Wednesday, 19 December 2012
The first event to mark our Centenary in 2013 is fittingly the Week of Prayer for Christian Unity, which the League has done so much to promote throughout our history. Leaflets to help you pray this week most earnestly for reconciliation within the Church, are available for download from the left hand side of this website.
The second event is a Celebration Centenary Festa on the weekend of March 15-17 with a Pilgrimage to the at the Shrine of Our Lady of Walsingham. This will include both Catholic and Anglican elements, and it will be led by our good friend, Fr Luke Miller, Archdeacon of Hampstead. The League was the first to make an organised pilgrimage to the newly restored Shrine of Our Lady of Walsingham in the 1930s, and I hope that you will want to mark our place in its history and give thanks for our own 100 years. We would like as many to be there as possible, at least at some point in the weekend. Please do not think you cannot come because of the cost - £90 (£45 a night for two nights, full board, dinner on Friday to lunch on Sunday). Because it is a special year, we can make concessions – it is most important that you can come if you want to. Please contact the General Secretary, Mr David Chapman, to book your place.
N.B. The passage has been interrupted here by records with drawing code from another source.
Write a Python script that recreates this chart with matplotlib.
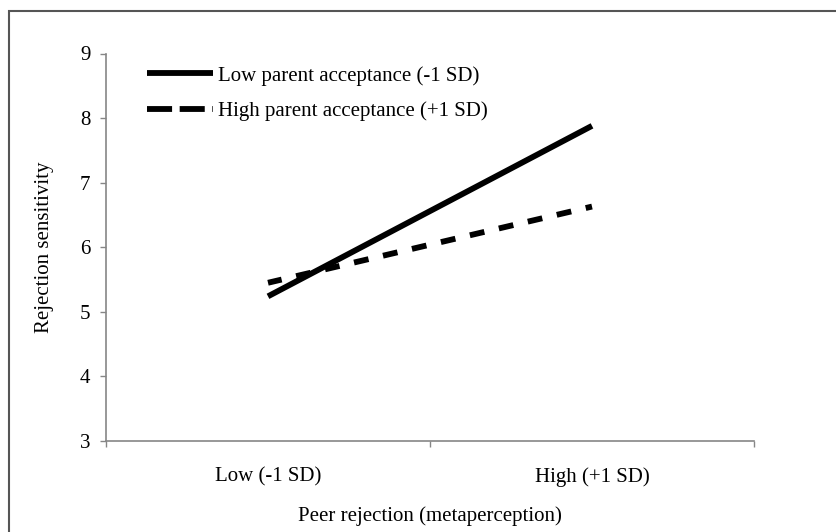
import matplotlib
matplotlib.use("Agg")
import matplotlib.pyplot as plt
from matplotlib.lines import Line2D
from matplotlib.patches import Rectangle

categories = ["Low (-1 SD)", "High (+1 SD)"]
low_parent_acceptance = [5.24, 7.88]
high_parent_acceptance = [5.45, 6.63]
series_labels = ["Low parent acceptance (-1 SD)", "High parent acceptance (+1 SD)"]
y_ticks = [3, 4, 5, 6, 7, 8, 9]
x_title = "Peer rejection (metaperception)"
y_title = "Rejection sensitivity"

plt.rcParams['font.family'] = ['Liberation Serif', 'DejaVu Serif']
plt.rcParams['font.size'] = 15

W, H = 836, 532
fig = plt.figure(figsize=(W / 100, H / 100), dpi=100)
ax = fig.add_axes([106 / W, 1 - 441 / H, (754 - 106) / W, (441 - 53.5) / H])

x = list(range(len(categories)))
ax.plot(x, low_parent_acceptance, color='black', lw=4.2, solid_capstyle='butt')
ax.plot(x, high_parent_acceptance, color='black', lw=4.2, linestyle=(0.15, (2.55, 2.55)),
        dash_capstyle='butt')

ax.set_xlim(-0.5, len(categories) - 0.5)
ax.set_ylim(3, 9)
ax.set_yticks(y_ticks)
ax.set_yticklabels([str(v) for v in y_ticks])

ax.set_xticks([i - 0.5 for i in range(len(categories) + 1)])
ax.set_xticklabels([])
ax.set_xticks(x, minor=True)
ax.set_xticklabels(categories, minor=True)

axis_color = '#868686'
for s in ['top', 'right']:
    ax.spines[s].set_visible(False)
for s in ['left', 'bottom']:
    ax.spines[s].set_color(axis_color)
    ax.spines[s].set_linewidth(1.2)

ax.tick_params(axis='y', which='major', direction='out', length=4.3, width=1.0,
               color=axis_color, pad=7, labelsize=15)
ax.tick_params(axis='x', which='major', direction='out', length=4.3, width=1.0,
               color=axis_color)
ax.tick_params(axis='x', which='minor', length=0, pad=19, labelsize=15)

ax.set_xlabel(x_title, fontsize=15)
ax.xaxis.set_label_coords(0.5, (441 - 516) / (441 - 53.5))
ax.xaxis.label.set_va('center')
ax.set_ylabel(y_title, fontsize=15)
ax.yaxis.set_label_coords((45 - 106) / (754 - 106), 0.5)
ax.yaxis.label.set_va('center')

handles = [
    Line2D([], [], color='black', lw=4.2, solid_capstyle='butt'),
    Line2D([], [], color='black', lw=4.2, linestyle=(0, (4.3, 1.3)), dash_capstyle='butt'),
]
ax.legend(handles, series_labels, loc='upper left',
          bbox_to_anchor=(147 / W, 1 - 66 / H), bbox_transform=fig.transFigure,
          frameon=False, borderpad=0, borderaxespad=0, handlelength=3.17,
          handletextpad=0.24, labelspacing=0.75, fontsize=15)

fig.patches.append(Rectangle((9 / W, -0.2), 1.5, 1 - 11 / H + 0.2, transform=fig.transFigure,
                             fill=False, edgecolor='#555555', lw=1.5))

fig.savefig('out.png', dpi=100)
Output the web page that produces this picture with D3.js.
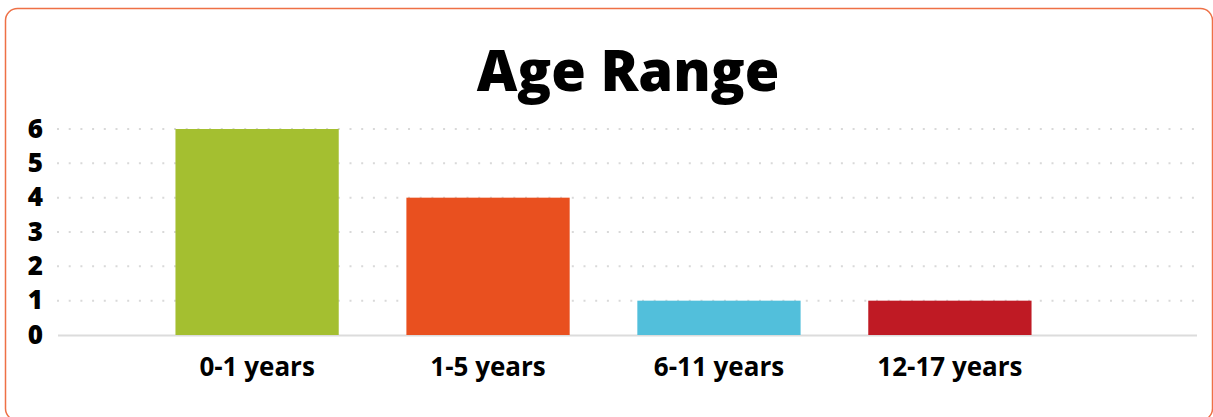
<!DOCTYPE html>
<html><head><meta charset="utf-8">
<script src="https://cdn.jsdelivr.net/npm/d3@7"></script>
<style>
html,body{margin:0;padding:0;background:#fff;overflow:hidden}
text{font-family:"Open Sans",sans-serif;font-weight:700;fill:#000}
</style></head>
<body>
<svg id="chart" width="1213" height="417"></svg>
<script>
const title = "Age Range";
const categories = ["0-1 years", "1-5 years", "6-11 years", "12-17 years"];
const values = [6, 4, 1, 1];
const colors = ["#a4bf30", "#e9501f", "#52bfdb", "#bf1a24"];
const yTicks = [0, 1, 2, 3, 4, 5, 6];

const svg = d3.select("#chart");

svg.append("rect")
  .attr("x", 5.5).attr("y", 8.5).attr("width", 1207).attr("height", 412)
  .attr("rx", 12).attr("ry", 12)
  .attr("fill", "#fff").attr("stroke", "#ee7046").attr("stroke-width", 1.5);

svg.append("text")
  .attr("x", 628).attr("y", 91)
  .attr("text-anchor", "middle")
  .style("font-size", "56px").style("font-weight", "800")
  .text(title);

const x = d3.scaleBand().domain(categories).range([60, 1147])
  .paddingInner(0.293).paddingOuter(0.5);
const y = d3.scaleLinear().domain([0, 6]).range([335, 129]);

const gridLeft = 57, gridRight = 1197;

// dotted gridlines
svg.append("g").selectAll("line")
  .data(yTicks.filter(d => d > 0))
  .join("line")
  .attr("x1", gridLeft).attr("x2", gridRight)
  .attr("y1", d => y(d)).attr("y2", d => y(d))
  .attr("stroke", "#d9d9d9").attr("stroke-width", 2)
  .attr("stroke-dasharray", "2 9.7");

// baseline
svg.append("line")
  .attr("x1", gridLeft + 1).attr("x2", gridRight)
  .attr("y1", y(0) + 0.5).attr("y2", y(0) + 0.5)
  .attr("stroke", "#dcdcdc").attr("stroke-width", 2);

// bars
svg.append("g").selectAll("rect")
  .data(categories)
  .join("rect")
  .attr("x", d => x(d))
  .attr("width", x.bandwidth())
  .attr("y", (d, i) => y(values[i]))
  .attr("height", (d, i) => y(0) - y(values[i]))
  .attr("fill", (d, i) => colors[i]);

// y axis labels
const yAxis = d3.axisLeft(y).tickValues(yTicks).tickSize(0).tickPadding(0).tickFormat(d3.format("d"));
const gy = svg.append("g").attr("transform", "translate(43,0)").call(yAxis);
gy.select(".domain").remove();
gy.selectAll("text")
  .attr("dy", null)
  .attr("y", -2)
  .attr("dominant-baseline", "central")
  .style("font-size", "26px").style("font-family", "'Open Sans',sans-serif")
  .style("font-weight", "800").attr("fill", "#000");

// x axis labels
const xAxis = d3.axisBottom(x).tickSize(0).tickPadding(0);
const gx = svg.append("g").attr("transform", "translate(0,376)").call(xAxis);
gx.select(".domain").remove();
gx.selectAll("text")
  .attr("dy", null).attr("y", 0)
  .style("font-size", "26px").style("font-family", "'Open Sans',sans-serif")
  .style("font-weight", "700").attr("fill", "#000");
</script>
</body></html>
Also during the year there will be a special Mass of Thanksgiving at a Catholic Church in London, near the July date of our foundation.
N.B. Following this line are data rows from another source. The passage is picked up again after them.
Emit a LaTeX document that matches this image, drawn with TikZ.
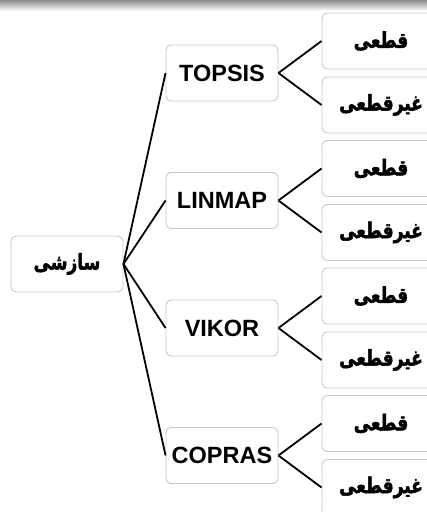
\documentclass[tikz,border=0pt]{standalone}
\usepackage{fontspec}
\setmainfont{Liberation Sans}
\newfontfamily\arabicfont[Script=Arabic,BoldFont={DejaVu Sans Bold},BoldFeatures={FakeBold=2.5}]{DejaVu Sans}
\TeXXeTstate=1
\usetikzlibrary{positioning}
\definecolor{BoxGray}{RGB}{200,200,200}
\newcommand{\fa}[1]{\scalebox{1.03}[1.3]{\arabicfont\bfseries\fontsize{16.5}{20}\selectfont\beginR #1\endR}}

\begin{document}
\begin{tikzpicture}[
      x=1pt,y=-1pt,
      font=\fontsize{23.5}{28}\selectfont\bfseries,
      box/.style={draw=BoxGray,line width=0.9pt,rounded corners=5pt,fill=white,inner sep=0pt,minimum width=112pt,minimum height=56pt,align=center},
      leaf/.style={box,minimum width=118pt},
      link/.style={line width=1.8pt,black}
    ]
      \useasboundingbox (0,0) rectangle (427,512);
      \shade[top color=black!45,bottom color=white] (0,0) rectangle (427,11);

      \node[box] (root) at (67,264) {\fa{سازشی}};

      \node[box] (topsis) at (222,73) {TOPSIS};
      \node[box] (linmap) at (222,200.5) {LINMAP};
      \node[box] (vikor) at (222,328) {VIKOR};
      \node[box] (copras) at (222,455.5) {COPRAS};

      \node[leaf] (topsisc) at (381,41) {\fa{قطعی}};
      \node[leaf] (topsisu) at (381,105) {\fa{غیرقطعی}};
      \node[leaf] (linmapc) at (381,168.5) {\fa{قطعی}};
      \node[leaf] (linmapu) at (381,232.5) {\fa{غیرقطعی}};
      \node[leaf] (vikorc) at (381,296) {\fa{قطعی}};
      \node[leaf] (vikoru) at (381,360) {\fa{غیرقطعی}};
      \node[leaf] (coprasc) at (381,423.5) {\fa{قطعی}};
      \node[leaf] (coprasu) at (381,487.5) {\fa{غیرقطعی}};

      \draw[link] (root.east) -- (topsis.west);
      \draw[link] (root.east) -- (linmap.west);
      \draw[link] (root.east) -- (vikor.west);
      \draw[link] (root.east) -- (copras.west);

      \draw[link] (topsis.east) -- (topsisc.west);
      \draw[link] (topsis.east) -- (topsisu.west);
      \draw[link] (linmap.east) -- (linmapc.west);
      \draw[link] (linmap.east) -- (linmapu.west);
      \draw[link] (vikor.east) -- (vikorc.west);
      \draw[link] (vikor.east) -- (vikoru.west);
      \draw[link] (copras.east) -- (coprasc.west);
      \draw[link] (copras.east) -- (coprasu.west);
    \end{tikzpicture}
\end{document}
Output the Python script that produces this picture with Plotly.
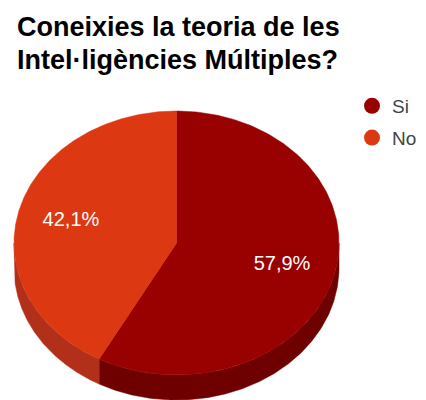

We also plan a launch for a new history of the Catholic League, its significance and achievements, now being prepared by the eminent historian of the papacy, Dr Michael Walsh.
In September we make our annual Pilgrimage for Christian Unity in Bruges to Our Lady of the Vine and the Basilica of the Holy Blood. The dates are 5th to 9th September 2013. Please write to the Director if you are interested in coming.
Finally, the year will be crowned by a Centenary Celebration of Christ the King at the Anglican Church of St Silas, Kentish Town on the weekend of 23rd and 24th November 2013.
On behalf of the officers and executive, I look forward to seeing you at the events, especially in England’s Nazareth. Meanwhile, please pray hard for the healing of divisions between Christians and especially for the peace of the Church throughout the Middle East region: “that they all may be one, as I am in you and you are in me, so that the world may believe it was you that sent me”.